De même, une approche hybride pourrait être explorée : pourquoi ne pas déployer des réunions asynchrones, où les participants contribuent à leur propre rythme via des outils numériques ? Cette pratique permettrait de réduire la pression tout en offrant plus de flexibilité, surtout pour les équipes distribuées sur plusieurs fuseaux horaires.
Vers une révolution culturelle
Bien sûr, tout n’est pas à jeter. Les réunions peuvent encore jouer un rôle précieux si elles sont bien préparées, animées avec efficacité et limitées en nombre. Mais cela exige une véritable révolution culturelle au sein des entreprises : valoriser l’autonomie, encourager la prise de décision décentralisée et redonner du temps aux collaborateurs pour se concentrer sur leur véritable travail.
La clé pourrait résider dans la formation : apprendre aux managers à organiser des réunions utiles et aux employés à exprimer leurs attentes de manière constructive. Ce changement de mentalité est indispensable pour que les réunions retrouvent leur vocation initiale : unir les forces pour aller de l’avant.

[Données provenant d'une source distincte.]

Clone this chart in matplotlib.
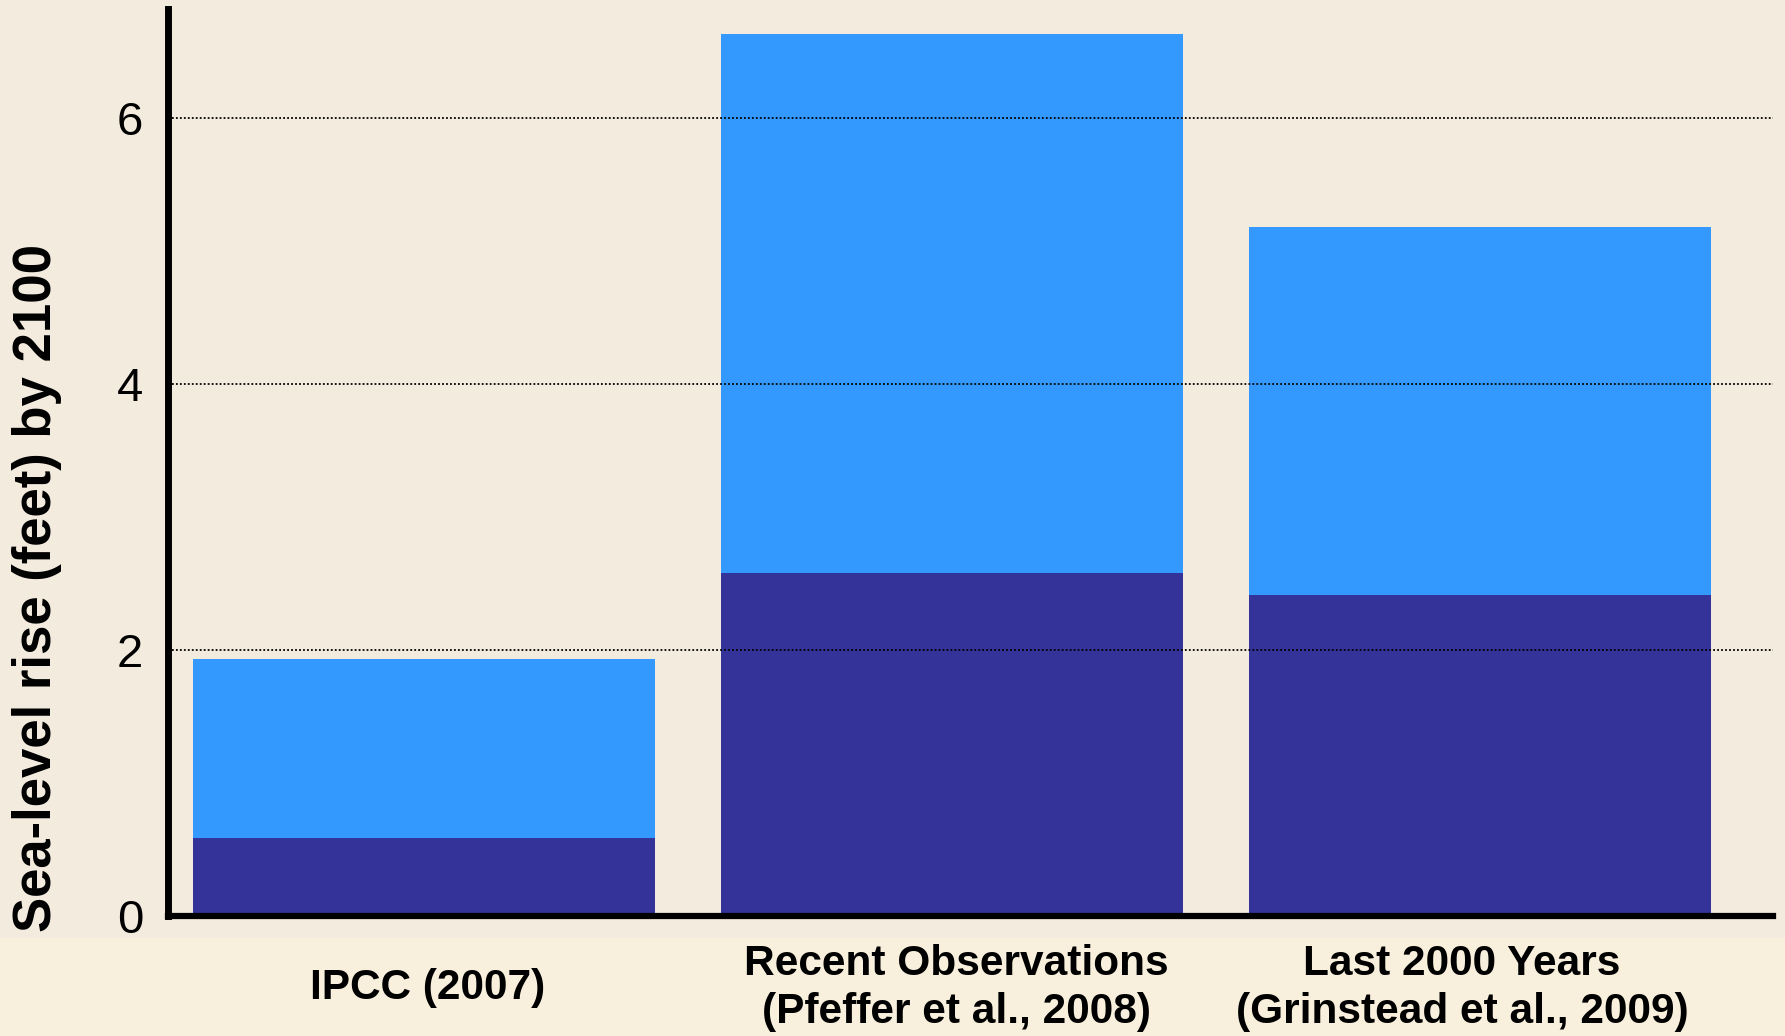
import numpy as np
import matplotlib.pyplot as plt
import matplotlib.transforms as mtransforms
from matplotlib.patches import Rectangle

# sea-level rise by 2100 (feet): lower and upper estimates
studies = ['IPCC (2007)',
           'Recent Observations\n(Pfeffer et al., 2008)',
           'Last 2000 Years\n(Grinstead et al., 2009)']
low_estimate = [0.59, 2.58, 2.41]
high_estimate = [1.93, 6.63, 5.18]

dark_blue = '#333399'
light_blue = '#3399ff'
bg_upper = '#f2ebde'
bg_lower = '#f8f0dc'

plt.rcParams['font.family'] = ['Liberation Sans', 'DejaVu Sans']

fig = plt.figure(figsize=(17.85, 10.36), dpi=100, facecolor=bg_upper)
fig.patches.append(Rectangle((0, 0), 1, 98 / 1036, transform=fig.transFigure,
                             facecolor=bg_lower, edgecolor='none', zorder=-10))

ax = fig.add_axes([168 / 1785, 1 - 916 / 1036, (1773 - 168) / 1785, (916 - 9) / 1036])
ax.set_facecolor(bg_upper)

x = np.arange(len(studies))
low = np.array(low_estimate)
high = np.array(high_estimate)

ax.bar(x, low, width=0.875, color=dark_blue, zorder=2)
ax.bar(x, high - low, bottom=low, width=0.875, color=light_blue, zorder=2)

ax.set_xlim(-0.485, 2.555)
ax.set_ylim(0, 6.82)
ax.set_yticks([0, 2, 4, 6])
ax.set_xticks(x)
ax.set_xticklabels([])

ax.tick_params(axis='y', length=0, pad=18, labelsize=34)
ax.tick_params(axis='x', length=0)

# category labels, centred vertically below the axis (last one sits a bit left)
label_shift = [4, 4, -18]
xaxis_trans = ax.get_xaxis_transform()
for i, name in enumerate(studies):
    trans = mtransforms.offset_copy(xaxis_trans, fig=fig, x=label_shift[i], y=-72, units='dots')
    ax.text(x[i], 0, name, transform=trans, ha='center', va='center',
            fontsize=30.5, fontweight='bold', linespacing=1.27, clip_on=False)

ax.yaxis.grid(True, color='black', linestyle=(0, (1, 1.2)), linewidth=1.3, zorder=3)
ax.set_axisbelow(False)

for side in ['top', 'right']:
    ax.spines[side].set_visible(False)
ax.spines['left'].set_linewidth(5)
ax.spines['bottom'].set_linewidth(4.5)

fig.text(37 / 1785, 1 - 588 / 1036, 'Sea-level rise (feet) by 2100', rotation=90,
         ha='center', va='center', fontsize=38, fontweight='bold')

fig.savefig('out.png', dpi=100, facecolor=fig.get_facecolor())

En somme, les réunions ne devraient plus être un réflexe, mais une exception. Pour aller dans ce sens, les entreprises pourraient exploiter davantage les outils collaboratifs qui permettent une communication plus ciblée et une gestion efficace des projets. Par exemple, des alternatives comme les rapports hebdomadaires asynchrones ou les brainstormings virtuels pourraient remplacer les rassemblements traditionnels, libérant ainsi du temps pour des activités à forte valeur ajoutée. Une telle approche ne serait pas seulement plus efficace, mais renforcerait également l’autonomie des collaborateurs et leur motivation. Car si l’on continue sur cette voie, elles risquent de devenir le symbole ultime de la bureaucratie inefficace. Une telle perspective suffirait à donner envie à n’importe quel salarié de fuir… ou de rêver d’un monde sans réunions.